• **Written exercise**:
Omit any picture, and return the remaining data exactly as written.

• **Collected data**:
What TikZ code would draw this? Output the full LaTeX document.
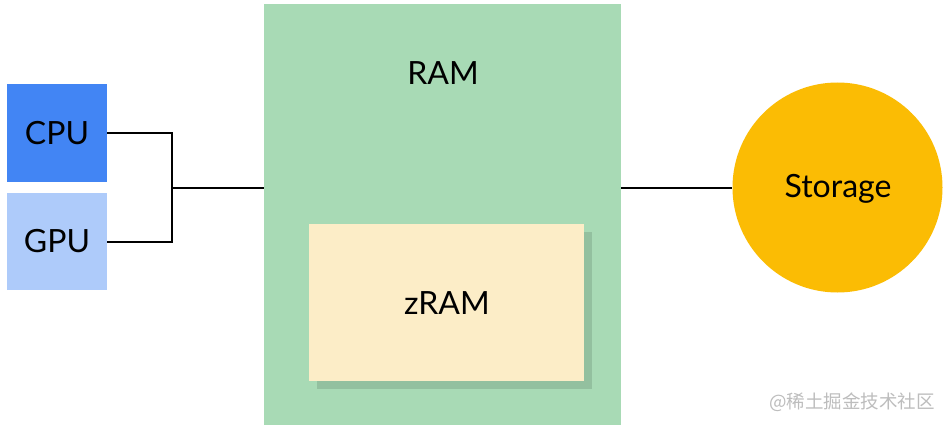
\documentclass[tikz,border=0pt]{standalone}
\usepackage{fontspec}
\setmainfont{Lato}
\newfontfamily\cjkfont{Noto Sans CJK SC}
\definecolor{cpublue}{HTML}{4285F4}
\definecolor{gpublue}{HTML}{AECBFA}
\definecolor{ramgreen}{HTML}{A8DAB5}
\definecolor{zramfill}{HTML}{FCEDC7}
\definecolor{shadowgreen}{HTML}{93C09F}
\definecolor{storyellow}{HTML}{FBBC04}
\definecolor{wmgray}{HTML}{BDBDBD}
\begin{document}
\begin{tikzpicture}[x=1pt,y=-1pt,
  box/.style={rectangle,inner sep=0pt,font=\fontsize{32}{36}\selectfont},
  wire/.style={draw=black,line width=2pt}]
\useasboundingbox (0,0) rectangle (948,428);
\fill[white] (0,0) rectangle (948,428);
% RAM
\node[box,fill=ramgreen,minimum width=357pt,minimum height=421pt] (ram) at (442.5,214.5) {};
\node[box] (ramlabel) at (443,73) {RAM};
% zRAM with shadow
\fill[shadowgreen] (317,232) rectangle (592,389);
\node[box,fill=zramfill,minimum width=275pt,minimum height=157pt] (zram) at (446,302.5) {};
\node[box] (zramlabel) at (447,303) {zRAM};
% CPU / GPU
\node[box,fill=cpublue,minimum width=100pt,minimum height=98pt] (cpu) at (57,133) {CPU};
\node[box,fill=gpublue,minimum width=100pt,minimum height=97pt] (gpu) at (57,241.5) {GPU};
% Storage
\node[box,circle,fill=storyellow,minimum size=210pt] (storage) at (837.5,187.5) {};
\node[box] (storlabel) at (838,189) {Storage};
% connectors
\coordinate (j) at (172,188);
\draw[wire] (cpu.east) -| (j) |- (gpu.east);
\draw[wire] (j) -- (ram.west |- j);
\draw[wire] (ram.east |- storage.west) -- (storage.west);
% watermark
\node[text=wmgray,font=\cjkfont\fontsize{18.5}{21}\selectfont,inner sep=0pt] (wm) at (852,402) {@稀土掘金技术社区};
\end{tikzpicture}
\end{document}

• **Result**:
What TikZ code would draw this? Output the full LaTeX document.
\documentclass[tikz,border=0pt]{standalone}
\usepackage{fontspec}
\setmainfont{Lato}
\newfontfamily\cjkfont{Noto Sans CJK SC}
\definecolor{cpublue}{HTML}{4285F4}
\definecolor{gpublue}{HTML}{AECBFA}
\definecolor{ramgreen}{HTML}{A8DAB5}
\definecolor{zramfill}{HTML}{FCEDC7}
\definecolor{shadowgreen}{HTML}{93C09F}
\definecolor{storyellow}{HTML}{FBBC04}
\definecolor{wmgray}{HTML}{BDBDBD}
\begin{document}
\begin{tikzpicture}[x=1pt,y=-1pt,
  box/.style={rectangle,inner sep=0pt,font=\fontsize{32}{36}\selectfont},
  wire/.style={draw=black,line width=2pt}]
\useasboundingbox (0,0) rectangle (948,428);
\fill[white] (0,0) rectangle (948,428);
% RAM
\node[box,fill=ramgreen,minimum width=357pt,minimum height=421pt] (ram) at (442.5,214.5) {};
\node[box] (ramlabel) at (443,73) {RAM};
% zRAM with shadow
\fill[shadowgreen] (317,232) rectangle (592,389);
\node[box,fill=zramfill,minimum width=275pt,minimum height=157pt] (zram) at (446,302.5) {};
\node[box] (zramlabel) at (447,303) {zRAM};
% CPU / GPU
\node[box,fill=cpublue,minimum width=100pt,minimum height=98pt] (cpu) at (57,133) {CPU};
\node[box,fill=gpublue,minimum width=100pt,minimum height=97pt] (gpu) at (57,241.5) {GPU};
% Storage
\node[box,circle,fill=storyellow,minimum size=210pt] (storage) at (837.5,187.5) {};
\node[box] (storlabel) at (838,189) {Storage};
% connectors
\coordinate (j) at (172,188);
\draw[wire] (cpu.east) -| (j) |- (gpu.east);
\draw[wire] (j) -- (ram.west |- j);
\draw[wire] (ram.east |- storage.west) -- (storage.west);
% watermark
\node[text=wmgray,font=\cjkfont\fontsize{18.5}{21}\selectfont,inner sep=0pt] (wm) at (852,402) {@稀土掘金技术社区};
\end{tikzpicture}
\end{document}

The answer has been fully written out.